Herr Jurij aus Wladiwostok meint beispielsweise: "Ich bin kein Fan von Putin, aber ich sehe niemanden, der eine bessere Vision für unser Land hat." Ist das so?
Das sehe ich anders, mir gefällt beispielsweise Putins außenpolitische Vision überhaupt nicht. Speziell wenn es um den "Informationskrieg" geht, den Versuch, mit Propaganda und wahrscheinlich auch Hacker-Angriffen die Wahlen in anderen Ländern zu beeinflussen. Aber das Zitat von Jurij ist kein Einzelfall: Viele Russen sind keine großen Fans ihres Herrschers, halten ihn aber pragmatisch für eine ganz vernünftige Wahl.

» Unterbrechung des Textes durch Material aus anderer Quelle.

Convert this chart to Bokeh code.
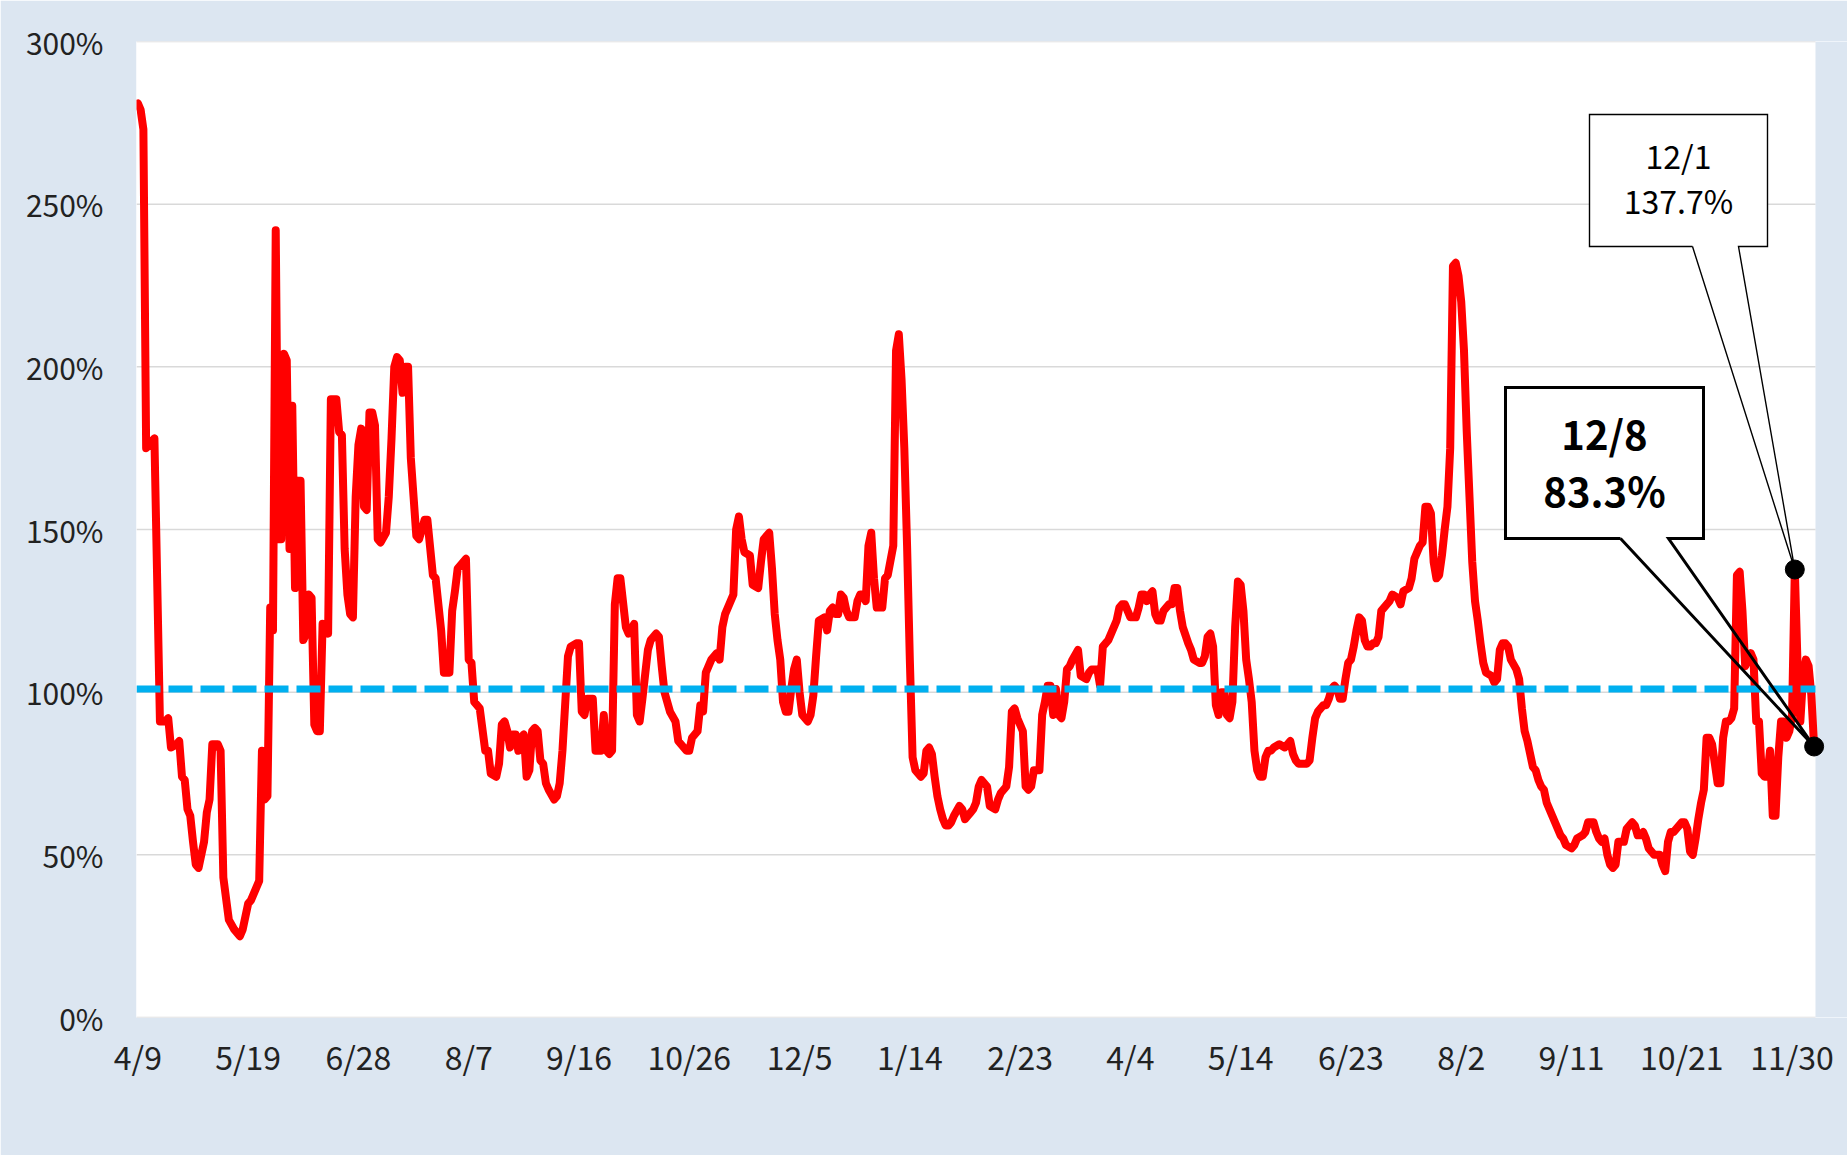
from bokeh.plotting import figure
from bokeh.models import Range1d, FixedTicker, BoxAnnotation, Label
from bokeh.embed import file_html
from bokeh.resources import INLINE

# ---- data: day offset from 2020-04-09, ratio in % ----
p1 = [(0,281),(1,279),(2,273),(3,175),(6,178),(8,91),(10,91),(11,92),(12,83),(14,84),(15,85),(16,74),(17,73),(18,64),(19,62),(20,54),(21,47),(22,46),(24,54),(25,63),(26,67),(27,84),(29,84),(30,82),(31,43),(33,30),(35,27),(37,25),(38,27),(40,35),(41,36),(43,40),(44,42),(45,82),(46,67),(47,68),(48,126),(49,119),(50,242),(51,147),(52,147),(53,204),(54,202),(55,144),(56,188),(57,132),(58,165),(59,165),(60,116),(61,118),(62,130),(63,129),(64,90),(65,88),(66,88),(67,121),(69,118),(70,190),(72,190),(73,180),(74,179),(75,144),(76,130),(77,124),(78,123),(79,160)]
p2 = [(80,176),(81,181),(82,157),(83,156),(84,186),(85,186),(86,182),(87,147),(88,146),(90,149),(91,160),(92,178),(93,200),(94,203),(95,202),(96,192),(97,200),(98,200),(99,172),(100,160),(101,148),(102,147),(104,153),(105,153),(107,136),(108,135),(109,127),(110,119),(111,106),(113,106),(114,125),(115,131),(116,138),(117,139),(119,141),(120,110),(121,109),(122,97),(124,95),(126,82),(127,82),(128,75),(130,74),(131,78),(132,90),(133,91),(134,88),(135,83),(136,87),(137,87),(138,82),(139,86),(140,87),(141,74),(142,76),(143,88),(144,89),(145,88),(146,79),(147,78),(148,72),(149,70),(151,67),(152,68),(153,72),(154,82),(156,111),(157,114),(159,115),(160,115),(161,94),(162,93),(163,98),(165,98),(166,82),(168,82),(169,93),(170,82),(171,81),(172,82),(173,127),(174,135),(175,135),(177,120),(178,118),(180,121),(181,93),(182,91),(183,98),(185,113),(186,116),(188,118),(189,117),(190,108),(191,100),(193,94),(195,91),(196,85),(197,84),(199,82)]
p3 = [(200,82),(201,86),(203,88),(204,96),(205,94),(206,106),(207,108),(208,110),(210,112),(211,110),(212,120),(213,124),(215,128),(216,130),(217,150),(218,154),(219,147),(220,143),(222,142),(223,133),(225,132),(226,140),(227,147),(229,149),(230,138),(231,124),(232,116),(233,110),(234,97),(235,94),(236,94),(237,101),(238,107),(239,110),(240,100),(241,93),(242,92),(243,91),(244,93),(245,99),(246,111),(247,122),(249,123),(250,119),(251,125),(252,126),(253,124),(254,124),(255,130),(256,129),(257,125),(258,123),(260,123),(261,128),(262,130),(263,130),(264,128),(265,145),(266,149),(267,135),(268,126),(270,126),(271,135),(272,136),(274,145),(275,205),(276,210),(277,196),(278,175),(279,145),(280,110),(281,80),(282,76),(284,74),(285,75),(286,82),(287,83),(288,81),(289,74),(290,68),(291,64),(292,61),(293,59),(294,59),(295,60),(296,62),(298,65),(299,64),(300,61),(302,63),(303,64),(304,66),(305,71),(306,73),(307,72),(308,71),(309,65),(311,64),(312,67),(313,69),(315,71),(316,77),(317,94),(318,95),(319,92)]
p4 = [(320,90),(321,88),(322,71),(323,70),(324,71),(325,76),(326,76),(327,76),(328,93),(329,97),(330,102),(331,102),(332,93),(333,101),(334,93),(335,92),(336,97),(337,107),(338,108),(339,110),(341,113),(342,105),(344,104),(345,106),(346,107),(348,107),(349,102),(350,114),(351,115),(352,116),(353,118),(355,122),(356,126),(357,127),(358,127),(359,125),(360,123),(362,123),(363,126),(364,130),(365,130),(366,128),(367,130),(368,131),(369,124),(370,122),(371,122),(372,125),(374,127),(375,127),(376,132),(377,132),(378,125),(379,120),(381,115),(382,113),(383,110),(385,109),(386,109),(387,111),(388,117),(389,118),(390,114),(391,96),(392,93),(393,100),(394,100),(395,93),(396,92),(397,97),(398,120),(399,134),(400,133),(401,125),(402,110),(403,104),(404,97),(405,82),(406,76),(407,74),(408,74),(409,80),(410,82),(411,82),(412,83),(414,84),(416,83),(417,84),(418,85),(419,81),(420,79),(421,78),(423,78),(424,78),(425,79),(426,86),(427,92),(428,94),(429,95),(430,96),(431,96),(432,98),(433,101),(434,102),(435,101),(436,98),(437,98),(438,104),(439,109)]
p5 = [(440,110),(441,114),(442,119),(443,123),(444,122),(445,116),(446,114),(447,114),(448,115),(449,115),(450,117),(451,125),(452,126),(453,127),(454,128),(455,130),(457,129),(458,127),(459,131),(461,132),(462,135),(463,141),(464,143),(465,145),(466,146),(467,157),(468,157),(469,155),(470,140),(471,135),(472,136),(473,142),(474,150),(475,157),(476,175),(477,231),(478,232),(479,228),(480,220),(481,205),(482,180),(483,160),(484,140),(485,128),(486,122),(487,115),(488,109),(489,106),(491,105),(492,103),(493,104),(494,113),(495,115),(496,115),(497,114),(498,110),(500,107),(501,104),(502,95),(503,88),(504,85),(505,81),(506,77),(507,76),(508,73),(509,71),(510,70),(511,66),(512,64),(513,62),(514,60),(515,58),(516,56),(517,55),(518,53),(520,52),(521,53),(522,55),(524,56),(525,57),(526,60),(528,60),(529,57),(530,55),(531,54),(532,55),(533,50),(534,47),(535,46),(536,47),(537,54),(538,54),(539,54),(540,58),(542,60),(543,59),(544,56),(545,56),(546,57),(547,55),(548,52),(549,51),(550,50),(551,50),(552,50),(553,47),(554,45),(555,54),(556,57),(557,57),(558,58),(559,59)]
p6 = [(560,60),(561,60),(562,58),(563,51),(564,50),(565,55),(566,61),(567,66),(568,70),(569,86),(570,86),(571,84),(572,78),(573,72),(574,72),(575,86),(576,91),(577,91),(578,92),(579,95),(580,136),(581,137),(582,125),(583,108),(584,110),(585,112),(586,110),(587,91),(588,91),(589,75),(590,74),(591,74),(592,82),(593,62),(594,62),(595,80),(596,91),(597,91),(598,86),(599,88),(600,93),(601,137.7),(602,108),(603,91),(604,105),(605,110),(606,108),(607,99),(608,83.3)]

tick_days = [0, 40, 80, 120, 160, 200, 240, 280, 320, 360, 400, 440, 480, 520, 560, 600]
tick_labels = ["4/9", "5/19", "6/28", "8/7", "9/16", "10/26", "12/5", "1/14", "2/23",
               "4/4", "5/14", "6/23", "8/2", "9/11", "10/21", "11/30"]
y_ticks = [0, 50, 100, 150, 200, 250, 300]
y_labels = ["0%", "50%", "100%", "150%", "200%", "250%", "300%"]
threshold = 101
note_days = [601, 608]
note_values = [137.7, 83.3]
note_dates = ["12/1", "12/8"]
note_texts = ["137.7%", "83.3%"]

series = p1 + p2 + p3 + p4 + p5 + p6
day = [d for d, _ in series]
ratio = [v for _, v in series]

# ---- layout (page pixels; the figure sits at the page origin) ----
BG = "#DCE6F1"
FONT = "Noto Sans CJK JP"
W, H = 1847, 1155
LEFT, TOP = 136, 41
FRAME_H = 976
BOTTOM = H - TOP - FRAME_H
FRAME_L, FRAME_T = LEFT, TOP
N_CAT = 609
PX_DAY = 1679 / N_CAT
PX_PCT = FRAME_H / 300
x_end = -0.5 + (W - LEFT) / PX_DAY


def to_x(X):
    return (X - FRAME_L) / PX_DAY - 0.5


def to_y(Y):
    return (FRAME_T + FRAME_H - Y) / PX_PCT


p = figure(width=W, height=H, x_range=Range1d(-0.5, x_end), y_range=Range1d(0, 300),
           output_backend="svg", toolbar_location=None,
           min_border_left=LEFT, min_border_right=0, min_border_top=TOP, min_border_bottom=BOTTOM)
p.border_fill_color = BG
p.background_fill_color = "white"
p.outline_line_color = None
p.grid.visible = False

# plot area ends after the last category; the rest of the frame shows the chart background
p.add_layout(BoxAnnotation(left=N_CAT - 0.5, fill_color=BG, fill_alpha=1.0,
                           line_color=None, level="underlay"))

# gridlines
p.segment(x0=-0.5, x1=N_CAT - 0.5, y0=y_ticks, y1=y_ticks, line_color="#D9D9D9", line_width=1.5)

# axes
p.xaxis.ticker = FixedTicker(ticks=tick_days)
p.xaxis.major_label_overrides = {d: s for d, s in zip(tick_days, tick_labels)}
p.yaxis.ticker = FixedTicker(ticks=y_ticks)
p.yaxis.major_label_overrides = {v: s for v, s in zip(y_ticks, y_labels)}
for ax in (p.xaxis[0], p.yaxis[0]):
    ax.axis_line_color = None
    ax.major_tick_line_color = None
    ax.minor_tick_line_color = None
    ax.major_tick_out = 0
    ax.major_tick_in = 0
    ax.minor_tick_out = 0
    ax.major_label_text_font = FONT
    ax.major_label_text_color = "#222222"
p.xaxis.major_label_text_font_size = "32px"
p.xaxis.major_label_standoff = 15
p.yaxis.major_label_text_font_size = "30px"
p.yaxis.major_label_standoff = 33

# data line and 100% line
p.line(day, ratio, line_color="#FF0000", line_width=8, line_join="round", line_cap="round")
p.segment(x0=-0.5, x1=N_CAT - 0.5, y0=threshold, y1=threshold,
          line_color="#00B0F0", line_width=7, line_dash="24 8")


def callout(box, bases, tip, lw):
    L, T, R, B = box
    x0, x1, yT, yB = to_x(L), to_x(R), to_y(T), to_y(B)
    p.quad(left=x0, right=x1, top=yT, bottom=yB, fill_color="white", line_color=None)
    b1, b2 = to_x(bases[0]), to_x(bases[1])
    xs = [b1, x0, x0, x1, x1, b2, tip[0], b1]
    ys = [yB, yB, yT, yT, yB, yB, tip[1], yB]
    p.line(xs, ys, line_color="black", line_width=lw, line_join="miter")


callout((1589, 114, 1767, 246), (1692, 1738), (note_days[0], note_values[0]), 1.4)
callout((1505, 387, 1703, 538), (1620, 1668), (note_days[1], note_values[1]), 3)

p.scatter(note_days, note_values, size=19, color="black")

p.add_layout(Label(x=to_x(1678), y=to_y(154), text=note_dates[0], text_align="center",
                   text_baseline="middle", text_font=FONT, text_font_size="32px", text_color="black"))
p.add_layout(Label(x=to_x(1678), y=to_y(199), text=note_texts[0], text_align="center",
                   text_baseline="middle", text_font=FONT, text_font_size="32px", text_color="black"))
p.add_layout(Label(x=to_x(1604), y=to_y(432), text=note_dates[1], text_align="center",
                   text_baseline="middle", text_font=FONT, text_font_size="40px",
                   text_font_style="bold", text_color="black"))
p.add_layout(Label(x=to_x(1604), y=to_y(489), text=note_texts[1], text_align="center",
                   text_baseline="middle", text_font=FONT, text_font_size="40px",
                   text_font_style="bold", text_color="black"))

open("out.html", "w").write(file_html(p, INLINE))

Er sei ein starker Herrscher, ein Patriot, kein Dieb und kein Trinker - das sei doch schon mal was.
Zum Land selber: Ist Russland ästhetisch unschön? Sie behaupten: "Die Natur hat mehr Sinn für Ästhetik als der Mensch."
Sankt Petersburg, der Baikalsee oder die Berge des Altai sind sehr schöne, ästhetische Orte. Gleichzeitig gibt es tatsächlich viel Hässlichkeit, gerade was den Städtebau angeht. Viele Russen konnten nicht verstehen, warum ich ihr Land bereise, wenn ich doch für das gleiche Geld nach Thailand oder auf die Malediven könnte.